>>>>>

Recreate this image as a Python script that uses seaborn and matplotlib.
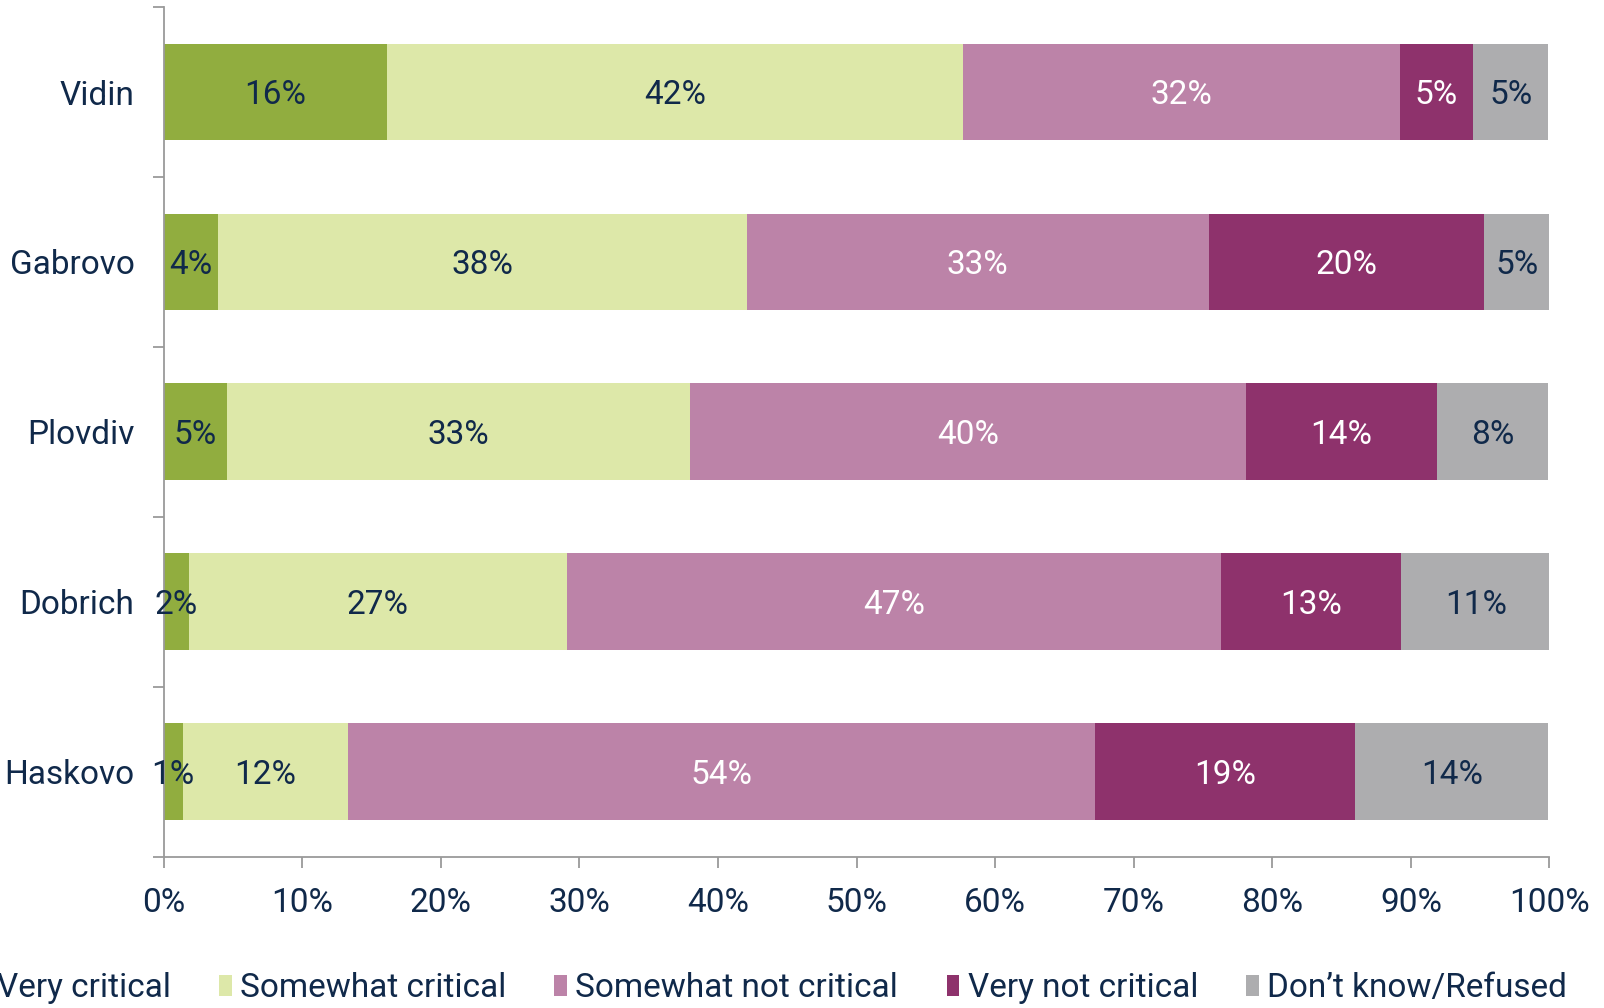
import matplotlib
matplotlib.use("Agg")
import matplotlib.pyplot as plt
from matplotlib.patches import Patch
import numpy as np
import pandas as pd
import seaborn as sns

regions = ["Vidin", "Gabrovo", "Plovdiv", "Dobrich", "Haskovo"]
series = ["Very critical", "Somewhat critical", "Somewhat not critical",
          "Very not critical", "Don\u2019t know/Refused"]
very_critical = [16.1, 3.9, 4.6, 1.8, 1.4]
somewhat_critical = [41.6, 38.2, 33.4, 27.3, 11.9]
somewhat_not_critical = [31.5, 33.3, 40.1, 47.2, 53.9]
very_not_critical = [5.3, 19.9, 13.8, 13.0, 18.8]
dont_know = [5.4, 4.7, 8.0, 10.8, 13.9]
x_ticks = [0, 10, 20, 30, 40, 50, 60, 70, 80, 90, 100]

colors = ["#91AD3F", "#DDE8A9", "#BC83A8", "#8E326C", "#ADADAF"]
label_colors = ["#10294A", "#10294A", "white", "white", "#10294A"]
navy = "#10294A"

sns.set_theme(style="white")
plt.rcParams["font.family"] = ["Roboto", "DejaVu Sans"]

values = np.array([very_critical, somewhat_critical, somewhat_not_critical,
                   very_not_critical, dont_know])
cum = np.cumsum(values, axis=0)

fig = plt.figure(figsize=(16.04, 10.08), dpi=100)
ax = fig.add_axes([0.102, 0.150, 0.864, 0.843])

# stacked bars: draw cumulative totals from the outermost segment inwards
for i in range(len(series) - 1, -1, -1):
    df = pd.DataFrame({"region": regions, "value": cum[i]})
    sns.barplot(data=df, x="value", y="region", orient="h", color=colors[i],
                saturation=1, width=0.57, ax=ax, linewidth=0)

fs = 24
for i in range(len(series)):
    for j in range(len(regions)):
        center = cum[i, j] - values[i, j] / 2
        ax.text(center, j + 0.02, f"{values[i, j]:.0f}%", ha="center", va="center",
                fontsize=fs, color=label_colors[i])

ax.set_xlim(0, 100)
ax.set_ylim(len(regions) - 0.5, -0.5)
ax.set_xticks(x_ticks)
ax.set_xticklabels([f"{t}%" for t in x_ticks])
ax.set_yticks(range(len(regions)))
ax.set_yticklabels(regions)
ax.set_yticks(np.arange(-0.5, len(regions), 1.0), minor=True)
ax.set_xlabel("")
ax.set_ylabel("")

for s in ["top", "right"]:
    ax.spines[s].set_visible(False)
for s in ["left", "bottom"]:
    ax.spines[s].set_color("#9A9A9A")
    ax.spines[s].set_linewidth(1.3)

ax.tick_params(axis="y", which="major", length=0, pad=21, labelsize=fs, labelcolor=navy)
ax.tick_params(axis="y", which="minor", left=True, length=8, width=1.3, color="#9A9A9A")
ax.tick_params(axis="x", which="major", bottom=True, length=8, width=1.3,
               color="#9A9A9A", pad=14, labelsize=fs, labelcolor=navy)

handles = [Patch(facecolor=c, edgecolor="none", label=l) for c, l in zip(colors, series)]
fig.legend(handles=handles, loc="center right", bbox_to_anchor=(0.977, 0.020), ncol=5,
           frameon=False, fontsize=fs, labelcolor=navy, handlelength=0.38,
           handleheight=0.6, handletextpad=0.25, columnspacing=1.45,
           borderpad=0, borderaxespad=0)

fig.savefig("out.png", dpi=100)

<<<<<

SHORT PROBLEM. Return to the listing above and set it down exactly, leaving out its pictures.

THE OUTPUT.
Recreate this image as a Python script that uses seaborn and matplotlib.
import matplotlib
matplotlib.use("Agg")
import matplotlib.pyplot as plt
from matplotlib.patches import Patch
import numpy as np
import pandas as pd
import seaborn as sns

regions = ["Vidin", "Gabrovo", "Plovdiv", "Dobrich", "Haskovo"]
series = ["Very critical", "Somewhat critical", "Somewhat not critical",
          "Very not critical", "Don\u2019t know/Refused"]
very_critical = [16.1, 3.9, 4.6, 1.8, 1.4]
somewhat_critical = [41.6, 38.2, 33.4, 27.3, 11.9]
somewhat_not_critical = [31.5, 33.3, 40.1, 47.2, 53.9]
very_not_critical = [5.3, 19.9, 13.8, 13.0, 18.8]
dont_know = [5.4, 4.7, 8.0, 10.8, 13.9]
x_ticks = [0, 10, 20, 30, 40, 50, 60, 70, 80, 90, 100]

colors = ["#91AD3F", "#DDE8A9", "#BC83A8", "#8E326C", "#ADADAF"]
label_colors = ["#10294A", "#10294A", "white", "white", "#10294A"]
navy = "#10294A"

sns.set_theme(style="white")
plt.rcParams["font.family"] = ["Roboto", "DejaVu Sans"]

values = np.array([very_critical, somewhat_critical, somewhat_not_critical,
                   very_not_critical, dont_know])
cum = np.cumsum(values, axis=0)

fig = plt.figure(figsize=(16.04, 10.08), dpi=100)
ax = fig.add_axes([0.102, 0.150, 0.864, 0.843])

# stacked bars: draw cumulative totals from the outermost segment inwards
for i in range(len(series) - 1, -1, -1):
    df = pd.DataFrame({"region": regions, "value": cum[i]})
    sns.barplot(data=df, x="value", y="region", orient="h", color=colors[i],
                saturation=1, width=0.57, ax=ax, linewidth=0)

fs = 24
for i in range(len(series)):
    for j in range(len(regions)):
        center = cum[i, j] - values[i, j] / 2
        ax.text(center, j + 0.02, f"{values[i, j]:.0f}%", ha="center", va="center",
                fontsize=fs, color=label_colors[i])

ax.set_xlim(0, 100)
ax.set_ylim(len(regions) - 0.5, -0.5)
ax.set_xticks(x_ticks)
ax.set_xticklabels([f"{t}%" for t in x_ticks])
ax.set_yticks(range(len(regions)))
ax.set_yticklabels(regions)
ax.set_yticks(np.arange(-0.5, len(regions), 1.0), minor=True)
ax.set_xlabel("")
ax.set_ylabel("")

for s in ["top", "right"]:
    ax.spines[s].set_visible(False)
for s in ["left", "bottom"]:
    ax.spines[s].set_color("#9A9A9A")
    ax.spines[s].set_linewidth(1.3)

ax.tick_params(axis="y", which="major", length=0, pad=21, labelsize=fs, labelcolor=navy)
ax.tick_params(axis="y", which="minor", left=True, length=8, width=1.3, color="#9A9A9A")
ax.tick_params(axis="x", which="major", bottom=True, length=8, width=1.3,
               color="#9A9A9A", pad=14, labelsize=fs, labelcolor=navy)

handles = [Patch(facecolor=c, edgecolor="none", label=l) for c, l in zip(colors, series)]
fig.legend(handles=handles, loc="center right", bbox_to_anchor=(0.977, 0.020), ncol=5,
           frameon=False, fontsize=fs, labelcolor=navy, handlelength=0.38,
           handleheight=0.6, handletextpad=0.25, columnspacing=1.45,
           borderpad=0, borderaxespad=0)

fig.savefig("out.png", dpi=100)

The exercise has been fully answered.